An implementation of (a modification of) the Earley parsing algorithm.

To invoke the parser on the above grammar, run e.g. (here using words as a stupid tokeniser):

   fullParses (parser expr) $ words "a + b * ( c + d )"
   = ( [Add (Var "a") (Mul (Var "b") (Add (Var "c") (Var "d")))]
     , Report {...}
     )

Note that we get a list of all the possible parses (though in this case there is only one).

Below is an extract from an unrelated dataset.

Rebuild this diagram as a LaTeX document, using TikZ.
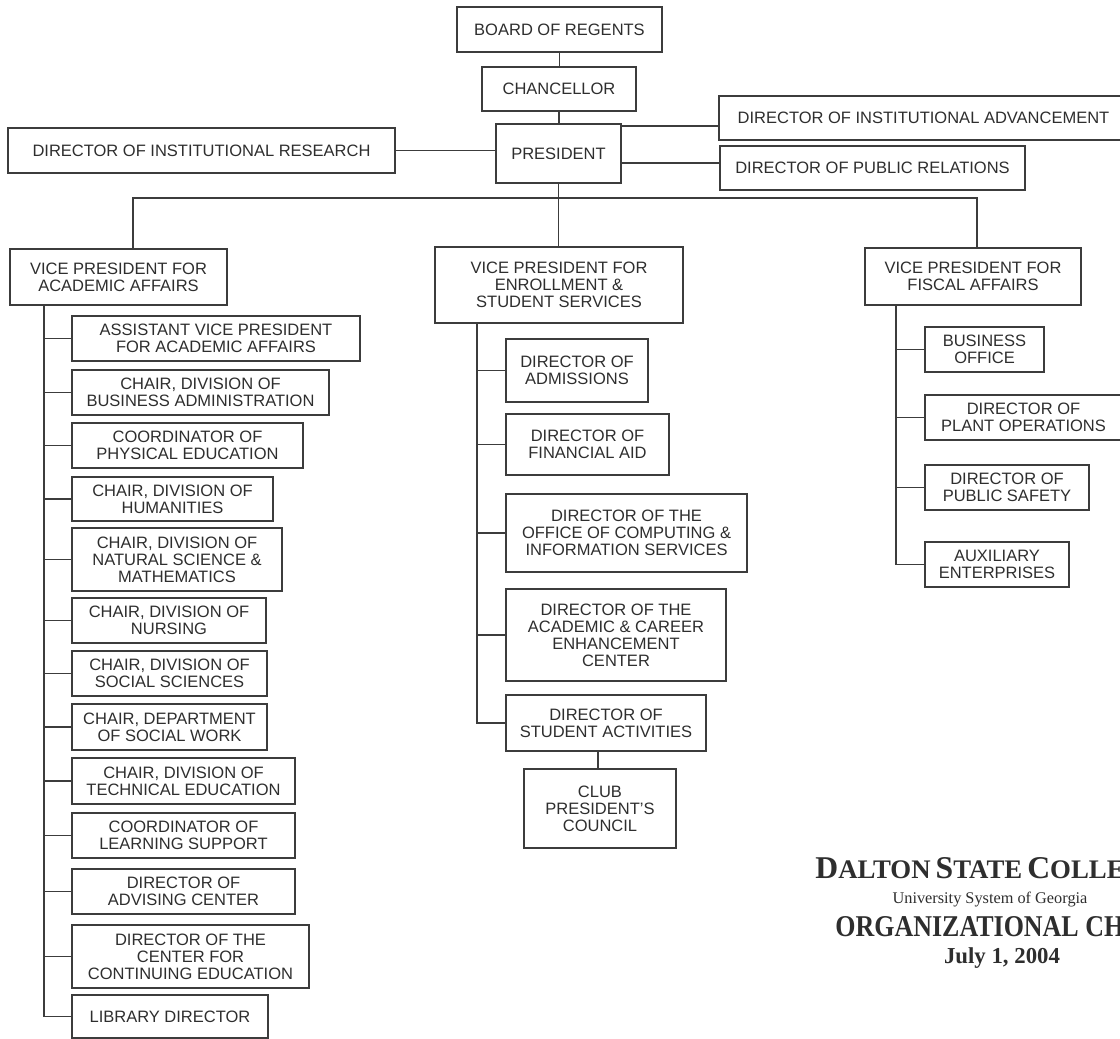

Another invocation, which shows the error reporting capabilities (giving the last position that the parser reached and what it expected at that point), is the following:

   fullParses (parser expr) $ words "a +"
   = ( []
     , Report { position   = 2
              , expected   = ["(","identifier","product"]
              , unconsumed = []
              }
     )

Text.Earley.Generator

Functionality to generate the members of the language that a grammar generates.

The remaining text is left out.